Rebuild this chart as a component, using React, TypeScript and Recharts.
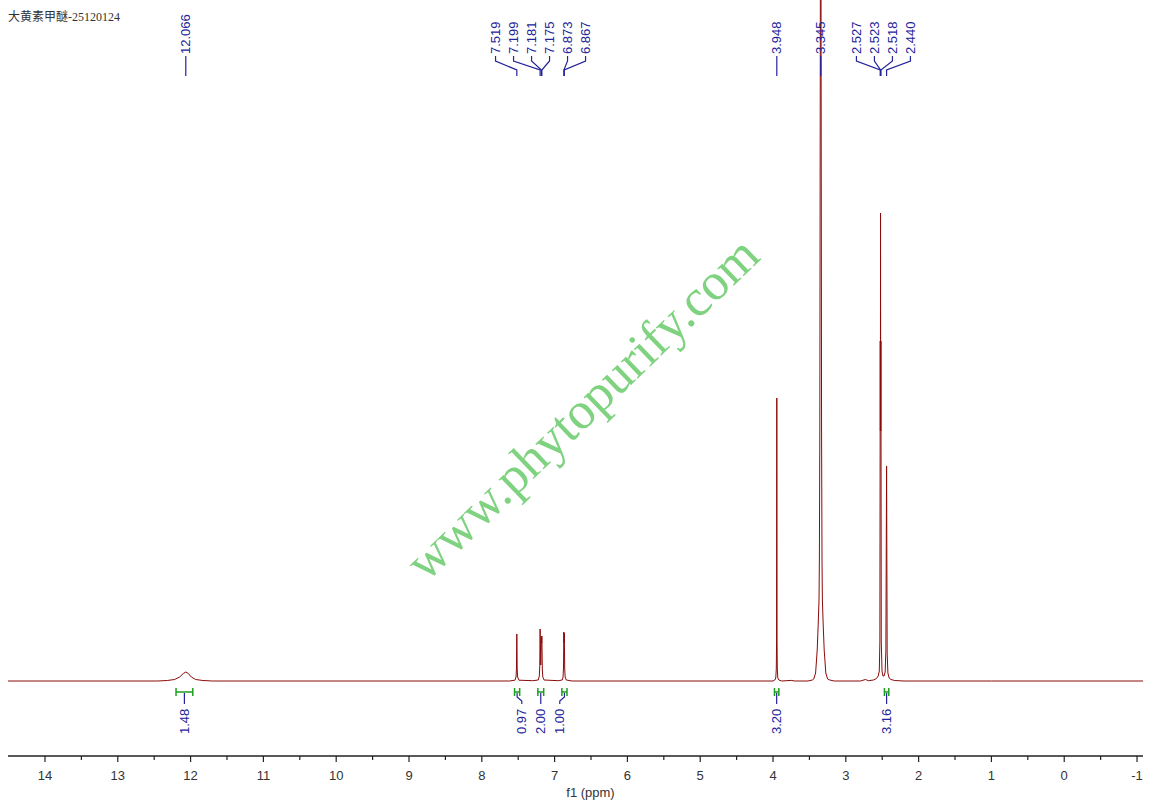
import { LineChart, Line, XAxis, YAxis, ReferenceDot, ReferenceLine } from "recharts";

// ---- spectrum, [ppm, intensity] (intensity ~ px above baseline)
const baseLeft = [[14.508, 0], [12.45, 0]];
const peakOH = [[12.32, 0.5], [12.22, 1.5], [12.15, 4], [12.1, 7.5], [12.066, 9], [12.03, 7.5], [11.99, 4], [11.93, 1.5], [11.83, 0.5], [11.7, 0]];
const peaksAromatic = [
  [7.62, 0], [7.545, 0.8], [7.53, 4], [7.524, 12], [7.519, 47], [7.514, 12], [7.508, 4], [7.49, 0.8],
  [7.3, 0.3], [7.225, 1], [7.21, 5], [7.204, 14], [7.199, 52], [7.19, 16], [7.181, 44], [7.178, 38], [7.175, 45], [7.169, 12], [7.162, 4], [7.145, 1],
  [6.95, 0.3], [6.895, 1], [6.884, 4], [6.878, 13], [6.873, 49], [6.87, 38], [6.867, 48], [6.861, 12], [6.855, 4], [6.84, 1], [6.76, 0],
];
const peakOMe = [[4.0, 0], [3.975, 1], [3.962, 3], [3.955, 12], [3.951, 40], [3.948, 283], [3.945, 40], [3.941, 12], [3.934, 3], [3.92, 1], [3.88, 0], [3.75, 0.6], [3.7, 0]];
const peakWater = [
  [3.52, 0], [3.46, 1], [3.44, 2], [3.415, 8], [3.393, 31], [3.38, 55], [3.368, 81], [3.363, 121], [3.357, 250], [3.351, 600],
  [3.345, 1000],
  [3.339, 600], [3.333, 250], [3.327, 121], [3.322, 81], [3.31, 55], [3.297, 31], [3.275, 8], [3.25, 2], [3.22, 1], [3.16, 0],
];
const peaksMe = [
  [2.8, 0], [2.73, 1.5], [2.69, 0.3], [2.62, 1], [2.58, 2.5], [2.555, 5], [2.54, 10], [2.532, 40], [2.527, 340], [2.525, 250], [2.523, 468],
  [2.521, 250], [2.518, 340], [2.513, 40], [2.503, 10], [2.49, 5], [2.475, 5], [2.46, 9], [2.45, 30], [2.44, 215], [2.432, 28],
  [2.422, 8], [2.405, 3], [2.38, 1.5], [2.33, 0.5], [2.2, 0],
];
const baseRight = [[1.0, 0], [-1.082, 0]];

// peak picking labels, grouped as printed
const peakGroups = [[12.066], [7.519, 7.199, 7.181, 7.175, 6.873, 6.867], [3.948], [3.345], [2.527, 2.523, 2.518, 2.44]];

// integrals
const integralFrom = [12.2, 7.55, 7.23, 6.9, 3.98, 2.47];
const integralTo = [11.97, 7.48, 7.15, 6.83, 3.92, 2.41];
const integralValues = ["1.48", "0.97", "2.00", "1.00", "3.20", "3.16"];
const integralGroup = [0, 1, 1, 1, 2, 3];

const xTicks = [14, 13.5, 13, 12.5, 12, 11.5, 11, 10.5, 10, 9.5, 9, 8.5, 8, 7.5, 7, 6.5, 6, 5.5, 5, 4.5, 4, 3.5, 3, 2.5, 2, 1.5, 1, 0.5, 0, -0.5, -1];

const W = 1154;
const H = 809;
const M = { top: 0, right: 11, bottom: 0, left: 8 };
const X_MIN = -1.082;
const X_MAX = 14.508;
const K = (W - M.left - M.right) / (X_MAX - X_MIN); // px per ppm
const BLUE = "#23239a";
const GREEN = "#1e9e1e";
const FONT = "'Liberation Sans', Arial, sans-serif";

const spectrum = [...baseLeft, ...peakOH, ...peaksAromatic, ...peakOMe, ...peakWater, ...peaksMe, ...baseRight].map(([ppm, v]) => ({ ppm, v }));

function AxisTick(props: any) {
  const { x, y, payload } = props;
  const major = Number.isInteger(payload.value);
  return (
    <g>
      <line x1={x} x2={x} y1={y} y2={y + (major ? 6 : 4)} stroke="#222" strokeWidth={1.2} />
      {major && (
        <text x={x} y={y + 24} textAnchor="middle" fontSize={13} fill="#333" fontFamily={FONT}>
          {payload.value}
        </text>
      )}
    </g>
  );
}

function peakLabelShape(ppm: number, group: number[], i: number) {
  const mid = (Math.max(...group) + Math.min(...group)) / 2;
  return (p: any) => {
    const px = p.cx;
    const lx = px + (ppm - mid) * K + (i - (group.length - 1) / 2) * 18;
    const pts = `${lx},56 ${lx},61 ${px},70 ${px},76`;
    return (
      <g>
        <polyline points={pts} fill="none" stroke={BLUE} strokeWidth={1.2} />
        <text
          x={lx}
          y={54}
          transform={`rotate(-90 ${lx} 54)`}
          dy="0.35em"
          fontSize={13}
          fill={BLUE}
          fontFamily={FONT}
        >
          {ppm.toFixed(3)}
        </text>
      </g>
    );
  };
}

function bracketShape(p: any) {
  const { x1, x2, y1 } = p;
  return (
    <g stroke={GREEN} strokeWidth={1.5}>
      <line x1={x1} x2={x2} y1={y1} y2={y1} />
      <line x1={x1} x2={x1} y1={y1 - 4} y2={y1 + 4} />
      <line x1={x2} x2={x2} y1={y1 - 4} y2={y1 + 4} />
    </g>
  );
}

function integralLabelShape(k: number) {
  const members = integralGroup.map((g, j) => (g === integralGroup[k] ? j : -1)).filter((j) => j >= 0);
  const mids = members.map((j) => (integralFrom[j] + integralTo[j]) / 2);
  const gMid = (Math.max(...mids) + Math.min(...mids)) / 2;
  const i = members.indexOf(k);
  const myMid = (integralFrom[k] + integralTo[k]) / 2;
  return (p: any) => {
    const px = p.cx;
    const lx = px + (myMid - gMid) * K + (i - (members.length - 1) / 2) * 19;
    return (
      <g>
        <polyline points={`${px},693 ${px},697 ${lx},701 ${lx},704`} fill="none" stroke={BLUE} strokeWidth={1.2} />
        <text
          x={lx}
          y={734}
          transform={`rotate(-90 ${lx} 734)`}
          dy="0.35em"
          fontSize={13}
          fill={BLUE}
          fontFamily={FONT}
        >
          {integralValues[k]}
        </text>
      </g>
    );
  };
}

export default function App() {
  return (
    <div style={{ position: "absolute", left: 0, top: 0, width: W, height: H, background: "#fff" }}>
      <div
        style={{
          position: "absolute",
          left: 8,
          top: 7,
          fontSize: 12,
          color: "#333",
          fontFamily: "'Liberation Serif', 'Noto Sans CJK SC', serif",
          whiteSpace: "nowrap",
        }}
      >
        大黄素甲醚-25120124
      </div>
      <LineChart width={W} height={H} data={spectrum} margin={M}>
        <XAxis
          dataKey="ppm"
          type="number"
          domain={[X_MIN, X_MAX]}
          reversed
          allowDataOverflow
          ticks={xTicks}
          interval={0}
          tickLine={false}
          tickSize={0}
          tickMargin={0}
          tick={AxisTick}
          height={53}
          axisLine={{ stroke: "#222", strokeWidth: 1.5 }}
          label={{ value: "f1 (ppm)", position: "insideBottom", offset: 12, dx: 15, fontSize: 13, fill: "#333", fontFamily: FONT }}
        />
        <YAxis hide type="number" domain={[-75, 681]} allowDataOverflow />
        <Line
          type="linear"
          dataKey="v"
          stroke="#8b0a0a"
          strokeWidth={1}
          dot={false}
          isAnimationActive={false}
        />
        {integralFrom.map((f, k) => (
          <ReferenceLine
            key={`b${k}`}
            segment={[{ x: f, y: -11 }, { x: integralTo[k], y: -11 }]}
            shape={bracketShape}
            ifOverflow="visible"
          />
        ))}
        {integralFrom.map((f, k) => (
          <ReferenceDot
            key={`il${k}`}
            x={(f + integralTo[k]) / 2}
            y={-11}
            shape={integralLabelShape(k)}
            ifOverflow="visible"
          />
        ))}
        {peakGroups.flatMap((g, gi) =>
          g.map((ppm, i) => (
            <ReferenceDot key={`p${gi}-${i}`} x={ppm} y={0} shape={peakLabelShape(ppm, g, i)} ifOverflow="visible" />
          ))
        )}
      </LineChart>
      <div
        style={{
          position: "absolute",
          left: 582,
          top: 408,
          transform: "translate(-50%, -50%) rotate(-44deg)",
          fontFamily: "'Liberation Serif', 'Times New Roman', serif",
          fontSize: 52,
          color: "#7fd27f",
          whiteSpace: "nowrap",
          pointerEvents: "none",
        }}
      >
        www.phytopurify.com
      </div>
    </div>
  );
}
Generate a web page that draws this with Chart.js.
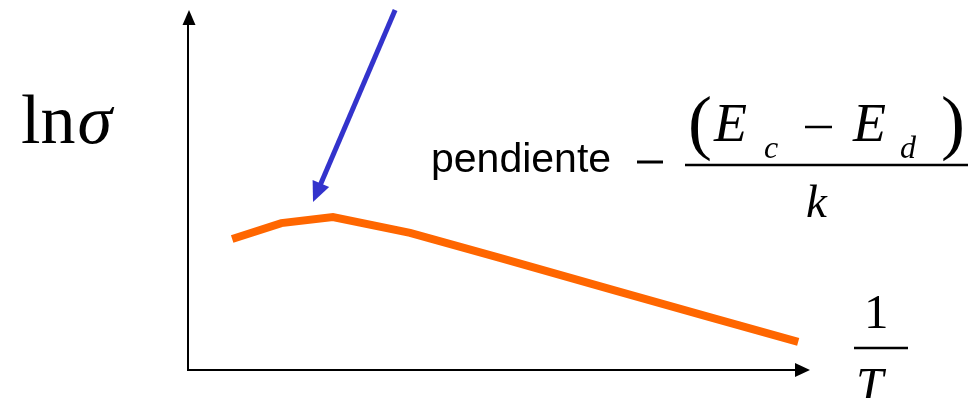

**EXERCISE BRIEF**
Repeat only what lies between the start of the data and the end of the line containing "YAxis, ReferenceDot, ReferenceLine", exactly, with pictures left out.

**RESPONSE TO THIS EXERCISE**
Rebuild this chart as a component, using React, TypeScript and Recharts.
import { LineChart, Line, XAxis, YAxis, ReferenceDot, ReferenceLine } from "recharts";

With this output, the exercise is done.